# Understanding Gear Ratios



## lcecere (Dec 19, 2009)

I was looking at a 2012 Trek this weekend with a compact. I currently have triple and live in Central Vermont with lots of hills.

The sales guy explained to me the new bike had 10 rings in the back and gave me a bunch of numbers to explain to me I would not miss my lowest granny gears (which he felt are not used enough to be worth the trouble). I wondered after leaving wouldn't I also be missing the top end of the gears for descents?

Any help in understanding the ratio numbers would be great!

thanks.


----------



## den bakker (Nov 13, 2004)

here's a calculator so you can compare in detail: Sheldon Brown's Bicycle Gear Calculator
now for the fluff: the extreme gears for a compact and the triple will be very similar. if you always were in the smallest cog descending there might be a small issue with a compact otherwise that will be fine. 
The main difference is the large gap between the small and large chainring that requires a larger change in the cogs to make it fit when you change. whereas on the triple you could change chainring and obtain a similar gear ratio by changing 1-2 gears in the back it will be 2-3 with a compact. most people are fine with it. I was not but that is probably just me


----------



## PoorCyclist (Oct 14, 2010)

it is the number of teeth of the chain ring divided by the number of teeth of the cog on the cassette

34 teeth in front, 34 teeth in back, you turn the pedals 1 complete turn and the wheel will turn 1 complete turn (34/34 = 1.0)

34 teeth in front 25T in back, you turn the pedals 1 complete turn and the rear wheel will turn 1.36 times 
(34/25 = 1.36) 

The bigger the number the more resistance you will need to propel yourself up a slope.


----------



## AndrwSwitch (May 28, 2009)

If you have the usual 30t small ring on your current triple and the bike with the compact has the usual 34t inner ring, the gear ratio from any given cog on the same cassette will be about 13% higher. That will feel like being about two shifts higher, depending on the specific layout of your particular cassette. You'll (almost certainly) react by shifting down two gears. So, if you use the lowest two gears of your current setup, you'll miss them if you switch.

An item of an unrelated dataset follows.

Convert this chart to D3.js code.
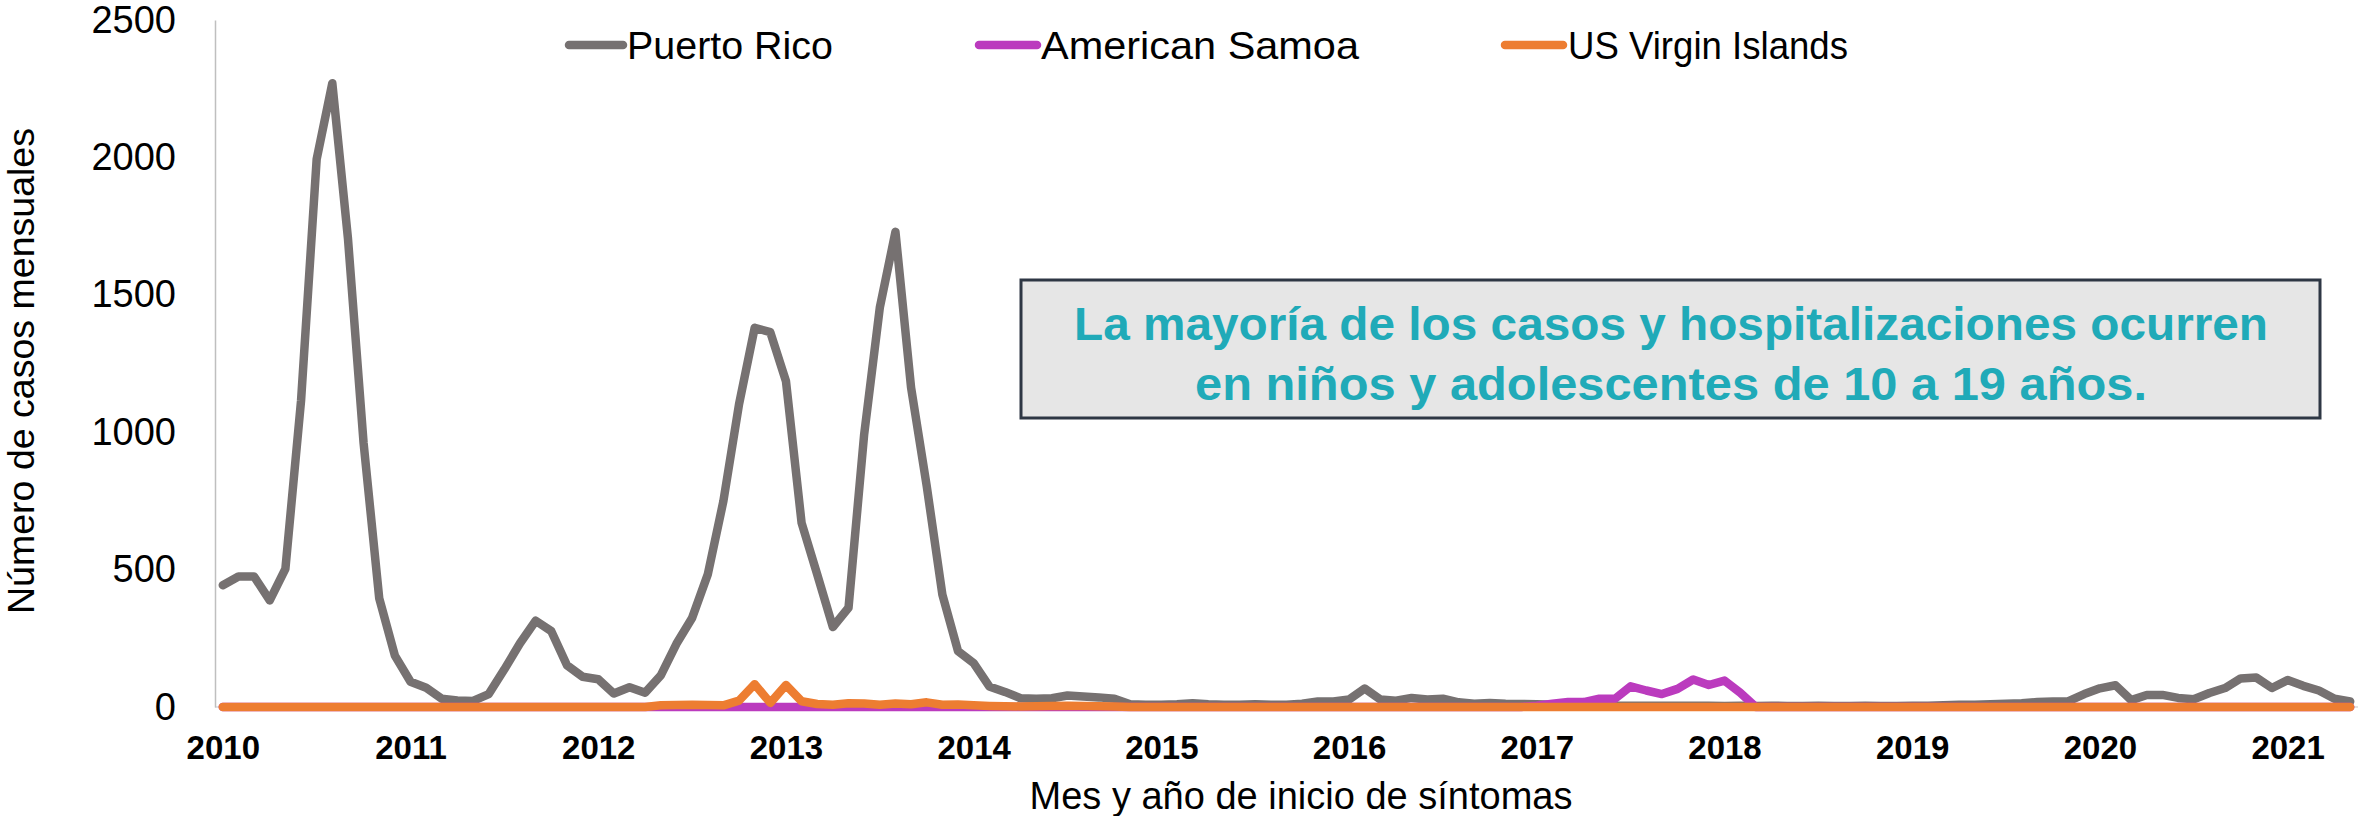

Bear in mind that I'm making a big assumption here - that you're sticking with the same cassette. Choosing a cassette with larger cogs for the lowest gears would give you back those ratios, probably at the cost of having slightly larger steps between gears. That drives some people nuts and others don't notice it.

Suppose you currently have a 12-25 cassette. Your current lowest ratio is 30/25, or 1.2. To get the same ratio, you'd need a cassette with a 28.3t largest cog. Obviously you can't have a third of a tooth, but 28 is close enough. 11-28 (and 12-28?) cassettes are readily available.

If you're already using a 27t or 28t largest cog, you need a mountain bike cassette to hold onto those low gears. While doable, IME the jumps on a MTB cassette feel pretty big on the road. Whether or not this is acceptable is pretty subjective. You need to decide that for yourself.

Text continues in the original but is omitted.